Description
A frugal dip full of Mexican flavors such as paprika, cumin, and lime. We like to eat it with vegetables as a light lunch or snack.
Ingredients
Units
Scale
- 3 c. cooked white beans, (using the long-soak method) OR 2 cans
- 1 1/2 - 2 tsp. real salt
- 1 Tbs. smoked paprika (my absolute favorite is the frontier brand)
- 1/2+ tsp. chipotle
- 1 Tbs. cumin
- 1 Tbs. garlic powder
- 1/2 tsp. coriander
- 2 Tbs. nutritional yeast or 1/2 cup grated cheddar cheese (optional, we left out this time)
- Juice of 4 limes
- 1/4 c. extra virgin olive oil (use the code STEWARDSHIP for 10% off at that site!)
- 1/4 loose c. cilantro leaves (optional)

Instructions
- Make sure the beans are well drained, and rinsed if you used canned.
- Put the beans and spices (starting out with the smaller amount of salt and chipotle), and the nutritional yeast or cheese, if using, in the food processor and blend until mostly smooth.
- Add in the lime juice and blend in, followed by the olive oil (use the code STEWARDSHIP for 10% off at that site!) and cilantro quickly pulsed in. Extra virgin olive oil doesn’t really take well to being blended (it can get bitter) so once it is in sparingly use the pulse button to incorporate the other ingredients.

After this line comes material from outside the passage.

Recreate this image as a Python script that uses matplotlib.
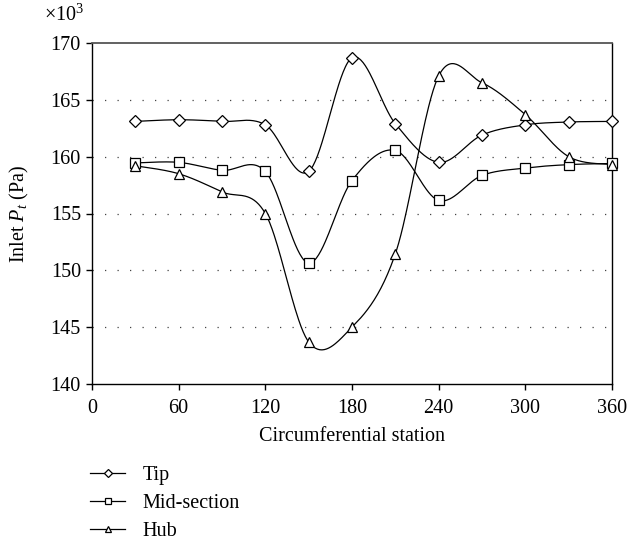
import matplotlib.pyplot as plt
import numpy as np
from matplotlib.lines import Line2D

plt.rcParams['font.family'] = ['Liberation Serif', 'DejaVu Serif']
plt.rcParams['mathtext.fontset'] = 'custom'
plt.rcParams['mathtext.rm'] = 'Liberation Serif'
plt.rcParams['mathtext.it'] = 'Liberation Serif:italic'

# --- data (Pa x 10^3) ---
stations = [30, 60, 90, 120, 150, 180, 210, 240, 270, 300, 330, 360]
tip = [163.1, 163.25, 163.1, 162.8, 158.7, 168.7, 162.9, 159.5, 161.9, 162.8, 163.05, 163.1]
mid = [159.45, 159.5, 158.8, 158.7, 150.65, 157.9, 160.55, 156.15, 158.35, 159.0, 159.3, 159.4]
hub = [159.2, 158.5, 156.9, 155.0, 143.7, 145.0, 151.45, 167.1, 166.5, 163.7, 160.0, 159.3]

series = [("Tip", tip, 'D', 6.0), ("Mid-section", mid, 's', 6.5), ("Hub", hub, '^', 7.0)]
FS = 14.5


def smooth_curve(xs, ys, n=40):
    """Excel-like smoothed line: cubic Bezier segments with Catmull-Rom control points."""
    p = np.column_stack([xs, ys]).astype(float)
    p = np.vstack([p[0], p, p[-1]])
    out = []
    for i in range(1, len(p) - 2):
        p0, p1, p2, p3 = p[i - 1], p[i], p[i + 1], p[i + 2]
        c1 = p1 + (p2 - p0) / 6.0
        c2 = p2 - (p3 - p1) / 6.0
        t = np.linspace(0, 1, n)[:, None]
        seg = ((1 - t) ** 3) * p1 + 3 * ((1 - t) ** 2) * t * c1 + 3 * (1 - t) * t ** 2 * c2 + t ** 3 * p2
        out.append(seg if i == 1 else seg[1:])
    seg = np.vstack(out)
    return seg[:, 0], seg[:, 1]


fig = plt.figure(figsize=(6.28, 5.44), dpi=100)
ax = fig.add_axes([92 / 628, 1 - 384 / 544, 520 / 628, 341 / 544])

for name, vals, mk, ms in series:
    sx, sy = smooth_curve(stations, vals)
    ax.plot(sx, sy, color='black', lw=0.9, zorder=2, clip_on=False)
    ax.plot(stations, vals, ls='none', marker=mk, ms=ms, mfc='white', mec='black', mew=0.9,
            zorder=3, clip_on=False)

ax.set_xlim(0, 360)
ax.set_ylim(140, 170)
ax.set_xticks(range(0, 361, 60))
ax.set_yticks(range(140, 171, 5))
for yv in range(145, 170, 5):
    ax.axhline(yv, color='#444444', lw=0.9, ls=(0, (1, 9)), zorder=1)

for s in ax.spines.values():
    s.set_linewidth(1.0)
ax.spines['top'].set_color('#555555')
ax.spines['top'].set_linewidth(1.3)
ax.tick_params(direction='out', length=4, width=1, labelsize=FS)
ax.tick_params(axis='x', pad=7)
ax.tick_params(axis='y', pad=4)

ax.set_xlabel("Circumferential station", fontsize=FS, labelpad=6)
ax.set_ylabel("Inlet $P_t$ (Pa)", fontsize=FS, labelpad=14)
fig.text(44 / 628, 1 - 15 / 544, r"$\times$10$^3$", fontsize=FS, va='center', ha='left')

handles = [Line2D([], [], color='black', lw=0.9, marker=mk, ms=ms * 0.7, mfc='white', mec='black', mew=0.9)
           for _, _, mk, ms in series]
fig.legend(handles, [s[0] for s in series], loc='upper left', bbox_to_anchor=(90 / 628, 1 - 466 / 544),
           frameon=False, fontsize=FS, handlelength=1.75, handletextpad=0.85, labelspacing=0.45,
           borderaxespad=0, borderpad=0)

fig.savefig("out.png", dpi=100)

- Taste, and adjust salt depending on the service options. I used 2 teaspoons as I was using it as a vegetable dip (tastes a little too salty on it’s own) if you were using it as a chip dip I would definitely recommend not using that much. A good idea is to taste with the food you will be dipping it in and judge the flavor as a whole.
- Add more chipotle if desired to make it spicy. I like to top with a little extra cilantro and another drizzle of olive oil.